El Hidalgo y La Marquesa, héroes frustrados, nunca recibirán el justo reconocimiento por sus buenas acciones, el triunfo fáctico del mal sobre el bien remarca la bondad intrínseca del ideal caballeresco, en un juego dialéctico de contrarios. La frecuencia de amores infelices en los personajes de Carrasquilla, es para Jaime Mejía Duque el reflejo literario de las épocas narradas en la provincia.
En Don Quijote y Doña Bárbara, la locura realza la insularidad de la virtud. Don Quijote va de la locura a la cordura; Doña Bárbara, de la plena cordura a la demencia total: “a la Marquesa la ha sepultado Dios en la locura para resucitarla a la santidad”, dice la novela.
Se identifican en el amor exaltado por la libertad.

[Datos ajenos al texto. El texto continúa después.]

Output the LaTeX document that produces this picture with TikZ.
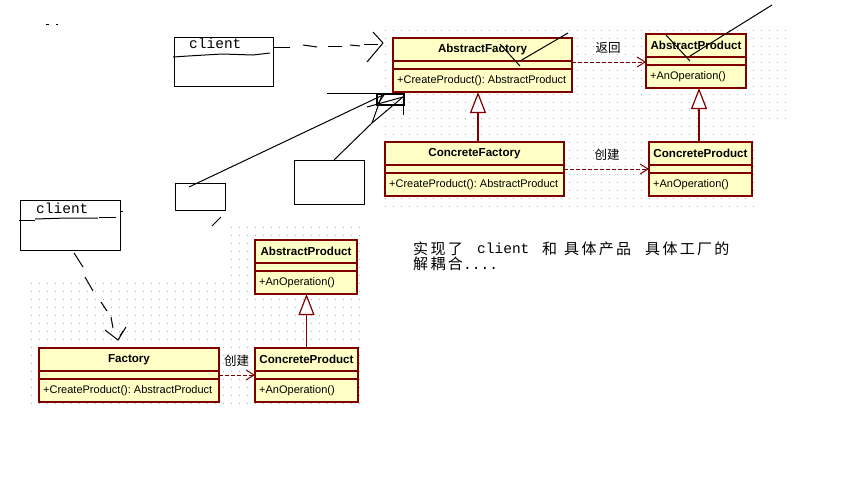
\documentclass[tikz,border=0pt]{standalone}
\usepackage{fontspec}
\setmainfont{Liberation Sans}
\newfontfamily\cjk{Noto Sans CJK SC}
\newfontfamily\monof{Liberation Mono}
\usetikzlibrary{arrows.meta}
\definecolor{umlfill}{RGB}{255,255,198}
\definecolor{umlline}{RGB}{128,0,0}
\definecolor{dotc}{RGB}{175,175,175}
\frenchspacing
\tikzset{
  classbox/.style={draw=umlline, fill=umlfill, line width=1.2pt, inner sep=0pt, outer sep=0pt},
  classline/.style={draw=umlline, line width=1.2pt},
  titletext/.style={inner sep=0pt, font=\fontsize{11.6}{13}\selectfont\bfseries},
  optext/.style={inner sep=0pt, font=\fontsize{11}{13}\selectfont},
  dep/.style={draw=umlline, line width=1pt, dash pattern=on 4pt off 2pt, -{Straight Barb[length=8pt,width=10pt,line width=1pt]}},
  inh/.style={draw=umlline, line width=1.2pt, -{Triangle[length=21pt,width=16pt,fill=white,line width=1.2pt]}},
  cjklabel/.style={inner sep=0pt, font=\cjk\fontsize{12.5}{14}\selectfont},
  bigcjk/.style={inner sep=0pt, anchor=base west, font=\cjk\fontsize{15}{17}\selectfont},
  monotext/.style={inner sep=0pt, anchor=base west, font=\monof\fontsize{14.5}{16}\selectfont},
  hand/.style={draw=black, line width=1pt},
  clientbox/.style={draw=black, line width=1pt, inner sep=0pt, outer sep=0pt},
}
\newcommand\umlclass[6]{%
  \node[classbox, minimum width=#4pt, minimum height=54pt, anchor=north west] (#1) at (#2,#3) {};
  \draw[classline] ([yshift=-23pt]#1.north west) -- ([yshift=-23pt]#1.north east);
  \draw[classline] ([yshift=-31pt]#1.north west) -- ([yshift=-31pt]#1.north east);
  \node[titletext] (#1-t) at ([yshift=-11.5pt]#1.north) {#5};
  \node[optext, anchor=west] (#1-o) at ([xshift=4pt,yshift=-42.5pt]#1.north west) {#6};
}
\newcommand\cc[1]{\makebox[17.3pt][l]{#1}}
\begin{document}
\begin{tikzpicture}[x=1pt,y=-1pt]
\useasboundingbox (0,0) rectangle (861,485);
\fill[white] (0,0) rectangle (861,485);
% grids
\foreach \x in {385,393,...,785} \foreach \y in {30,38,...,118} \fill[dotc] (\x,\y) rectangle ++(1,1);
\foreach \x in {385,393,...,753} \foreach \y in {126,134,...,206} \fill[dotc] (\x,\y) rectangle ++(1,1);
\foreach \x in {31,39,...,359} \foreach \y in {283,291,...,403} \fill[dotc] (\x,\y) rectangle ++(1,1);
\foreach \x in {231,239,...,359} \foreach \y in {227,235,...,275} \fill[dotc] (\x,\y) rectangle ++(1,1);

% classes
\umlclass{AF}{393}{38}{179}{AbstractFactory}{+CreateProduct(): AbstractProduct}
\umlclass{AP}{646}{34}{100}{AbstractProduct}{+AnOperation()}
\umlclass{CF}{385}{142}{179}{ConcreteFactory}{+CreateProduct(): AbstractProduct}
\umlclass{CP}{649}{142}{103}{ConcreteProduct}{+AnOperation()}
\umlclass{F}{39}{348}{180}{Factory}{+CreateProduct(): AbstractProduct}
\umlclass{APb}{255}{240}{102}{AbstractProduct}{+AnOperation()}
\umlclass{CPb}{255}{348}{103}{ConcreteProduct}{+AnOperation()}

% relations
\draw[dep] ([yshift=3pt]AF.east) -- ([yshift=-1pt]AP.west);
\node[cjklabel] (l1) at (608,47.5) {返回};
\draw[dep] (CF.east) -- (CP.west);
\node[cjklabel] (l2) at (607,154.5) {创建};
\draw[dep] (F.east) -- (CPb.west);
\node[cjklabel] (l3) at (236.5,360.5) {创建};
\draw[inh] ([xshift=3.5pt]CF.north) -- ([xshift=3.5pt]CF.north |- AF.south);
\draw[inh] ([xshift=-1.5pt]CP.north) -- ([xshift=-1.5pt]CP.north |- AP.south);
\draw[inh] (CPb.north) -- (CPb.north |- APb.south);

% text block
\node[bigcjk] (t1) at (413,254) {\cc{实}\cc{现}\cc{了}};
\node[monotext] (t2) at (477,253) {client};
\node[bigcjk] (t3) at (542,254) {和};
\node[bigcjk] (t4) at (564,254) {\cc{具}\cc{体}\cc{产}\cc{品}};
\node[bigcjk] (t5) at (645,254) {\cc{具}\cc{体}\cc{工}\cc{厂}\cc{的}};
\node[bigcjk] (t6) at (413,269) {\cc{解}\cc{耦}\cc{合}};
\node[monotext] (t7) at (463,269) {....};

% hand-drawn scribbles
\draw[hand] (46,24) -- (49,24);
\draw[hand] (56,24) -- (58,24);
% top client
\node[clientbox, minimum width=99pt, minimum height=49pt, anchor=north west] (c1) at (174,37) {};
\node[monotext] (c1t) at (189,48) {client};
\draw[hand] (173,57) -- (188,56) -- (222,54) -- (253,55) -- (270,53);
\draw[hand] (273,47) -- (290,47);
\draw[hand] (303,45) -- (317,47);
\draw[hand] (328,46) -- (342,46);
\draw[hand] (350,45) -- (360,46);
\draw[hand] (364,44) -- (378,44);
\draw[hand] (373,32) -- (383,43) -- (367,62);
% strokes over classes
\draw[hand] (500,44) -- (520,66);
\draw[hand] (520,61) -- (568,33);
\draw[hand] (666,35) -- (690,61);
\draw[hand] (690,56) -- (772,5);
% scribble near AbstractFactory
\draw[hand] (327,93) -- (388,93);
\draw[hand, line width=1.4pt] (377,94) rectangle (404,105);
\draw[hand] (403,94) -- (403,115);
\node[clientbox, minimum width=50pt, minimum height=27pt, anchor=north west] (r1) at (175,183) {};
\node[clientbox, minimum width=70pt, minimum height=44pt, anchor=north west] (r2) at (294,160) {};
\draw[hand] (189,187) -- (383,95);
\draw[hand] (334,160) -- (372,123) -- (403,97);
\draw[hand] (372,123) -- (382,95);
\draw[hand] (367,107) -- (403,97);
\draw[hand] (377,105) -- (384,95);
\draw[hand] (212,226) -- (221,217);
% bottom client
\node[clientbox, minimum width=100pt, minimum height=50pt, anchor=north west] (c2) at (20,200) {};
\node[monotext] (c2t) at (36,213) {client};
\draw[hand] (19,220) -- (35,220);
\draw[hand] (35,219) -- (67,218) -- (98,218);
\draw[hand] (99,217) -- (116,217);
\draw[hand] (120,211) -- (123,211);
\draw[hand] (74,253) -- (83,267);
\draw[hand] (85,277) -- (93,291);
\draw[hand] (101,302) -- (107,311);
\draw[hand] (111,317) -- (113,328);
\draw[hand] (105,330) -- (118,340) -- (126,327);
\draw[hand] (120,336) -- (123,331);
\end{tikzpicture}
\end{document}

La Marquesa, que libera a sus esclavos y condena expresamente las leyes injustas con los negros y venales con los crímenes de los blancos, nos recuerda el discurso de Don Quijote al liberar a los galeotes: “La libertad, Sancho, es uno de los más preciosos dones que a los hombres dieron los cielos; con ella no pueden igualarse los tesoros que encierra la tierra ni el mar encubre; por la libertad, así como por la honra, se puede y debe aventurar la vida, y, por el contrario, el cautiverio es el mayor mal que puede venir a los hombres”.
La soltería de Don Quijote y Bárbara es condición de héroes que privilegian el bien colectivo sobre la dicha personal y reflejo del culto a la libertad. Peralta también rehúsa casarse, pues le sobra prójimo con la pobrecía, y no menos reacio al matrimonio fue el Autor.

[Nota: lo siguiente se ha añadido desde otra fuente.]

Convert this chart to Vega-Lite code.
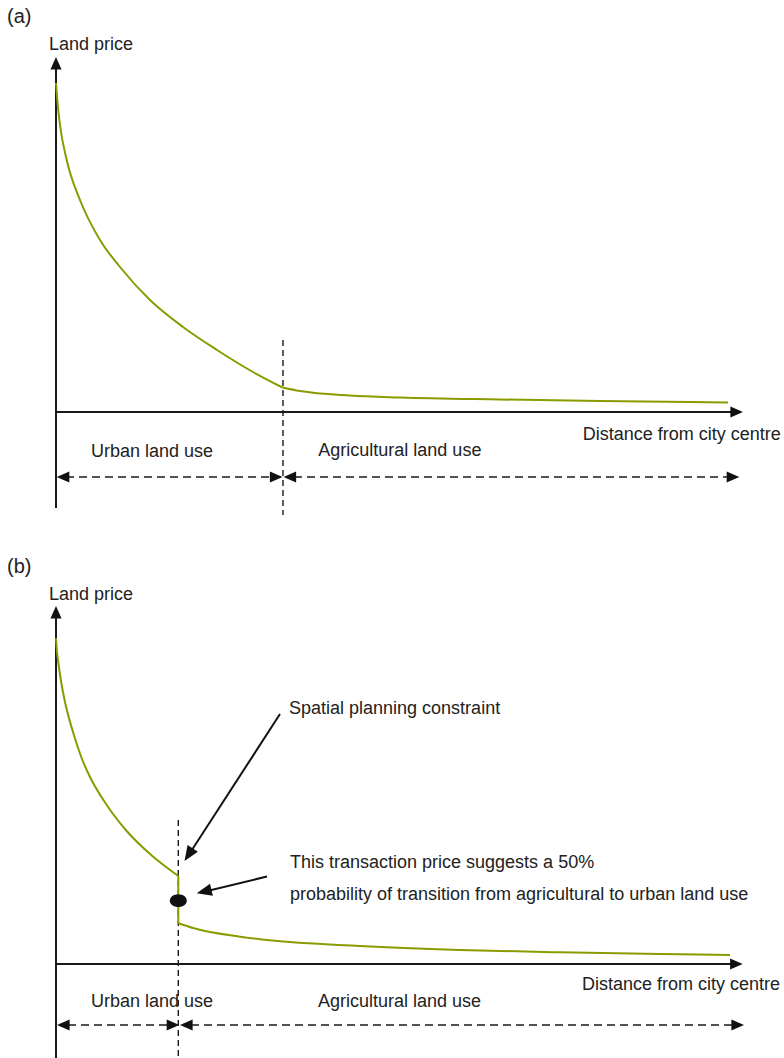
{
  "$schema": "https://vega.github.io/schema/vega-lite/v6.json",
  "padding": 0,
  "spacing": 0,
  "background": "white",
  "config": {"view": {"stroke": null}, "text": {"font": "Liberation Sans"}},
  "data": {"values": [
    {"panel": "a", "kind": "curve", "seg": "urban", "i": 0, "d": 0, "p": 329},
    {"panel": "a", "kind": "curve", "seg": "urban", "i": 1, "d": 1.3, "p": 312},
    {"panel": "a", "kind": "curve", "seg": "urban", "i": 2, "d": 4, "p": 287},
    {"panel": "a", "kind": "curve", "seg": "urban", "i": 3, "d": 10.7, "p": 252},
    {"panel": "a", "kind": "curve", "seg": "urban", "i": 4, "d": 24, "p": 212},
    {"panel": "a", "kind": "curve", "seg": "urban", "i": 5, "d": 44, "p": 172},
    {"panel": "a", "kind": "curve", "seg": "urban", "i": 6, "d": 64, "p": 145},
    {"panel": "a", "kind": "curve", "seg": "urban", "i": 7, "d": 94, "p": 112},
    {"panel": "a", "kind": "curve", "seg": "urban", "i": 8, "d": 127, "p": 85},
    {"panel": "a", "kind": "curve", "seg": "urban", "i": 9, "d": 161, "p": 62},
    {"panel": "a", "kind": "curve", "seg": "urban", "i": 10, "d": 197, "p": 40},
    {"panel": "a", "kind": "curve", "seg": "urban", "i": 11, "d": 226.5, "p": 24.5},
    {"panel": "a", "kind": "curve", "seg": "agri", "i": 12, "d": 226.5, "p": 24.5},
    {"panel": "a", "kind": "curve", "seg": "agri", "i": 13, "d": 244, "p": 21},
    {"panel": "a", "kind": "curve", "seg": "agri", "i": 14, "d": 294, "p": 16.5},
    {"panel": "a", "kind": "curve", "seg": "agri", "i": 15, "d": 344, "p": 14.5},
    {"panel": "a", "kind": "curve", "seg": "agri", "i": 16, "d": 444, "p": 12.5},
    {"panel": "a", "kind": "curve", "seg": "agri", "i": 17, "d": 544, "p": 11},
    {"panel": "a", "kind": "curve", "seg": "agri", "i": 18, "d": 672, "p": 9.5},
    {"panel": "a", "kind": "axis", "d": 0, "p": -96, "d2": 0, "p2": 350},
    {"panel": "a", "kind": "axis", "d": 0, "p": 0, "d2": 682, "p2": 0},
    {"panel": "a", "kind": "head", "dir": "up", "d": 0, "p": 355},
    {"panel": "a", "kind": "head", "dir": "right", "d": 687, "p": 0},
    {"panel": "a", "kind": "divider", "d": 227, "p": 72, "d2": 227, "p2": -103},
    {"panel": "a", "kind": "extent", "d": 10, "p": -65, "d2": 216, "p2": -65},
    {"panel": "a", "kind": "extent", "d": 238, "p": -65, "d2": 673, "p2": -65},
    {"panel": "a", "kind": "head", "dir": "left", "d": 0.7, "p": -65},
    {"panel": "a", "kind": "head", "dir": "right", "d": 226.5, "p": -65},
    {"panel": "a", "kind": "head", "dir": "left", "d": 227.5, "p": -65},
    {"panel": "a", "kind": "head", "dir": "right", "d": 683.3, "p": -65},
    {"panel": "a", "kind": "tag", "text": "(a)", "d": -49, "p": 389},
    {"panel": "a", "kind": "label", "text": "Land price", "d": -7, "p": 362},
    {"panel": "a", "kind": "label", "text": "Distance from city centre", "d": 526.7, "p": -28},
    {"panel": "a", "kind": "label", "text": "Urban land use", "d": 35, "p": -44.7},
    {"panel": "a", "kind": "label", "text": "Agricultural land use", "d": 262.3, "p": -44.3},

    {"panel": "b", "kind": "curve", "seg": "urban", "i": 0, "d": 0, "p": 326},
    {"panel": "b", "kind": "curve", "seg": "urban", "i": 1, "d": 1, "p": 312},
    {"panel": "b", "kind": "curve", "seg": "urban", "i": 2, "d": 2.5, "p": 300},
    {"panel": "b", "kind": "curve", "seg": "urban", "i": 3, "d": 5, "p": 283},
    {"panel": "b", "kind": "curve", "seg": "urban", "i": 4, "d": 9, "p": 262},
    {"panel": "b", "kind": "curve", "seg": "urban", "i": 5, "d": 17.3, "p": 231},
    {"panel": "b", "kind": "curve", "seg": "urban", "i": 6, "d": 26, "p": 205},
    {"panel": "b", "kind": "curve", "seg": "urban", "i": 7, "d": 34, "p": 187},
    {"panel": "b", "kind": "curve", "seg": "urban", "i": 8, "d": 50.7, "p": 159},
    {"panel": "b", "kind": "curve", "seg": "urban", "i": 9, "d": 70.7, "p": 133},
    {"panel": "b", "kind": "curve", "seg": "urban", "i": 10, "d": 94, "p": 110},
    {"panel": "b", "kind": "curve", "seg": "urban", "i": 11, "d": 122.3, "p": 88},
    {"panel": "b", "kind": "curve", "seg": "jump", "i": 12, "d": 122.3, "p": 88},
    {"panel": "b", "kind": "curve", "seg": "jump", "i": 13, "d": 122.3, "p": 40.7},
    {"panel": "b", "kind": "curve", "seg": "agri", "i": 14, "d": 122.3, "p": 40.7},
    {"panel": "b", "kind": "curve", "seg": "agri", "i": 15, "d": 137, "p": 36},
    {"panel": "b", "kind": "curve", "seg": "agri", "i": 16, "d": 184, "p": 27.3},
    {"panel": "b", "kind": "curve", "seg": "agri", "i": 17, "d": 204, "p": 24.7},
    {"panel": "b", "kind": "curve", "seg": "agri", "i": 18, "d": 304, "p": 18},
    {"panel": "b", "kind": "curve", "seg": "agri", "i": 19, "d": 404, "p": 14},
    {"panel": "b", "kind": "curve", "seg": "agri", "i": 20, "d": 504, "p": 11.7},
    {"panel": "b", "kind": "curve", "seg": "agri", "i": 21, "d": 604, "p": 10},
    {"panel": "b", "kind": "curve", "seg": "agri", "i": 22, "d": 674, "p": 9},
    {"panel": "b", "kind": "axis", "d": 0, "p": -94, "d2": 0, "p2": 353},
    {"panel": "b", "kind": "axis", "d": 0, "p": 0, "d2": 682, "p2": 0},
    {"panel": "b", "kind": "head", "dir": "up", "d": 0, "p": 358},
    {"panel": "b", "kind": "head", "dir": "right", "d": 686.7, "p": 0},
    {"panel": "b", "kind": "divider", "d": 122.3, "p": 144, "d2": 122.3, "p2": -94},
    {"panel": "b", "kind": "extent", "d": 12, "p": -61, "d2": 112, "p2": -61},
    {"panel": "b", "kind": "extent", "d": 135, "p": -61, "d2": 677, "p2": -61},
    {"panel": "b", "kind": "head", "dir": "left", "d": 1, "p": -61},
    {"panel": "b", "kind": "head", "dir": "right", "d": 123.3, "p": -61},
    {"panel": "b", "kind": "head", "dir": "left", "d": 124, "p": -61},
    {"panel": "b", "kind": "head", "dir": "right", "d": 688, "p": -61},
    {"panel": "b", "kind": "pointer", "d": 224, "p": 250, "d2": 132, "p2": 108},
    {"panel": "b", "kind": "pointer", "d": 211, "p": 87.5, "d2": 145, "p2": 71.5},
    {"panel": "b", "kind": "pointerhead", "dir": "sw1", "d": 128.5, "p": 103},
    {"panel": "b", "kind": "pointerhead", "dir": "sw2", "d": 140.7, "p": 70.7},
    {"panel": "b", "kind": "dot", "d": 122.3, "p": 63.3},
    {"panel": "b", "kind": "tag", "text": "(b)", "d": -49, "p": 391.3},
    {"panel": "b", "kind": "label", "text": "Land price", "d": -7, "p": 364},
    {"panel": "b", "kind": "label", "text": "Spatial planning constraint", "d": 233, "p": 250},
    {"panel": "b", "kind": "label", "text": "This transaction price suggests a 50%", "d": 234, "p": 95.7},
    {"panel": "b", "kind": "label", "text": "probability of transition from agricultural to urban land use", "d": 234, "p": 64},
    {"panel": "b", "kind": "label", "text": "Distance from city centre", "d": 526, "p": -26},
    {"panel": "b", "kind": "label", "text": "Urban land use", "d": 35, "p": -42.7},
    {"panel": "b", "kind": "label", "text": "Agricultural land use", "d": 262, "p": -42.7}
  ]},
  "vconcat": [
    {
      "width": 784,
      "height": 529,
      "transform": [{"filter": "datum.panel === 'a'"}],
      "encoding": {
        "x": {"field": "d", "type": "quantitative", "scale": {"domain": [-56, 728], "nice": false, "zero": false}, "axis": null},
        "y": {"field": "p", "type": "quantitative", "scale": {"domain": [-117, 412], "nice": false, "zero": false}, "axis": null}
      },
      "layer": [
        {"transform": [{"filter": "datum.kind === 'divider'"}], "mark": {"type": "rule", "color": "#1a1a1a", "strokeWidth": 1.4, "strokeDash": [6, 4]}, "encoding": {"x2": {"field": "d2"}, "y2": {"field": "p2"}}},
        {"transform": [{"filter": "datum.kind === 'extent'"}], "mark": {"type": "rule", "color": "#1a1a1a", "strokeWidth": 1.6, "strokeDash": [8, 5]}, "encoding": {"x2": {"field": "d2"}, "y2": {"field": "p2"}}},
        {"transform": [{"filter": "datum.kind === 'axis'"}], "mark": {"type": "rule", "color": "#1a1a1a", "strokeWidth": 2}, "encoding": {"x2": {"field": "d2"}, "y2": {"field": "p2"}}},
        {"transform": [{"filter": "datum.kind === 'curve'"}], "mark": {"type": "line", "color": "#8a9b00", "strokeWidth": 2, "interpolate": "monotone"}, "encoding": {"detail": {"field": "seg"}, "order": {"field": "i", "type": "quantitative"}}},
        {"transform": [{"filter": "datum.kind === 'head'"}], "mark": {"type": "point", "shape": "M0,0 L1.85,4.2 L-1.85,4.2 Z", "filled": true, "color": "#111111", "size": 36, "opacity": 1},
          "encoding": {"angle": {"field": "dir", "type": "nominal", "scale": {"type": "ordinal", "domain": ["up", "right", "left", "sw1", "sw2"], "range": [0, 90, 270, 213, 256.6]}, "legend": null}}},
        {"transform": [{"filter": "datum.kind === 'label'"}], "mark": {"type": "text", "align": "left", "baseline": "alphabetic", "fontSize": 18, "color": "#222222"}, "encoding": {"text": {"field": "text"}}},
        {"transform": [{"filter": "datum.kind === 'tag'"}], "mark": {"type": "text", "align": "left", "baseline": "alphabetic", "fontSize": 20, "color": "#222222"}, "encoding": {"text": {"field": "text"}}}
      ]
    },
    {
      "width": 784,
      "height": 529,
      "transform": [{"filter": "datum.panel === 'b'"}],
      "encoding": {
        "x": {"field": "d", "type": "quantitative", "scale": {"domain": [-56, 728], "nice": false, "zero": false}, "axis": null},
        "y": {"field": "p", "type": "quantitative", "scale": {"domain": [-94, 435], "nice": false, "zero": false}, "axis": null}
      },
      "layer": [
        {"transform": [{"filter": "datum.kind === 'divider'"}], "mark": {"type": "rule", "color": "#1a1a1a", "strokeWidth": 1.4, "strokeDash": [6, 4]}, "encoding": {"x2": {"field": "d2"}, "y2": {"field": "p2"}}},
        {"transform": [{"filter": "datum.kind === 'extent'"}], "mark": {"type": "rule", "color": "#1a1a1a", "strokeWidth": 1.6, "strokeDash": [8, 5]}, "encoding": {"x2": {"field": "d2"}, "y2": {"field": "p2"}}},
        {"transform": [{"filter": "datum.kind === 'axis'"}], "mark": {"type": "rule", "color": "#1a1a1a", "strokeWidth": 2}, "encoding": {"x2": {"field": "d2"}, "y2": {"field": "p2"}}},
        {"transform": [{"filter": "datum.kind === 'pointer'"}], "mark": {"type": "rule", "color": "#111111", "strokeWidth": 2}, "encoding": {"x2": {"field": "d2"}, "y2": {"field": "p2"}}},
        {"transform": [{"filter": "datum.kind === 'curve'"}], "mark": {"type": "line", "color": "#8a9b00", "strokeWidth": 2, "interpolate": "monotone"}, "encoding": {"detail": {"field": "seg"}, "order": {"field": "i", "type": "quantitative"}}},
        {"transform": [{"filter": "datum.kind === 'dot'"}], "mark": {"type": "point", "shape": "M-1,0 A1,0.75 0 1,1 1,0 A1,0.75 0 1,1 -1,0 Z", "filled": true, "color": "#111111", "size": 289, "opacity": 1}},
        {"transform": [{"filter": "datum.kind === 'head'"}], "mark": {"type": "point", "shape": "M0,0 L1.85,4.2 L-1.85,4.2 Z", "filled": true, "color": "#111111", "size": 36, "opacity": 1},
          "encoding": {"angle": {"field": "dir", "type": "nominal", "scale": {"type": "ordinal", "domain": ["up", "right", "left", "sw1", "sw2"], "range": [0, 90, 270, 213, 256.6]}, "legend": null}}},
        {"transform": [{"filter": "datum.kind === 'pointerhead'"}], "mark": {"type": "point", "shape": "M0,0 L1.7,4.2 L-1.7,4.2 Z", "filled": true, "color": "#111111", "size": 52, "opacity": 1},
          "encoding": {"angle": {"field": "dir", "type": "nominal", "scale": {"type": "ordinal", "domain": ["up", "right", "left", "sw1", "sw2"], "range": [0, 90, 270, 213, 256.6]}, "legend": null}}},
        {"transform": [{"filter": "datum.kind === 'label'"}], "mark": {"type": "text", "align": "left", "baseline": "alphabetic", "fontSize": 18, "color": "#222222"}, "encoding": {"text": {"field": "text"}}},
        {"transform": [{"filter": "datum.kind === 'tag'"}], "mark": {"type": "text", "align": "left", "baseline": "alphabetic", "fontSize": 20, "color": "#222222"}, "encoding": {"text": {"field": "text"}}}
      ]
    }
  ]
}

El paralelismo se extiende a los escenarios histórico-novelescos de Cervantes y Carrasquilla; en ambos están las galeras del Rey de España, la Inquisición, los curas y malandrines. El bandido Ginés de Pasamonte (Don Quijote) no difiere mucho de su tocayo Ginés, secuaz del vil Don Fernando de Orellana, burlador de La Marquesa.
El quijotismo de los personajes de Don Tomás es además, herencia paterna: ¿No es Quijote un escritor que aporta un millón de pesos, a fines del siglo XIX, a la campaña liberal de Aquileo Parra, en contra de la Regeneración de Rafael Núñez?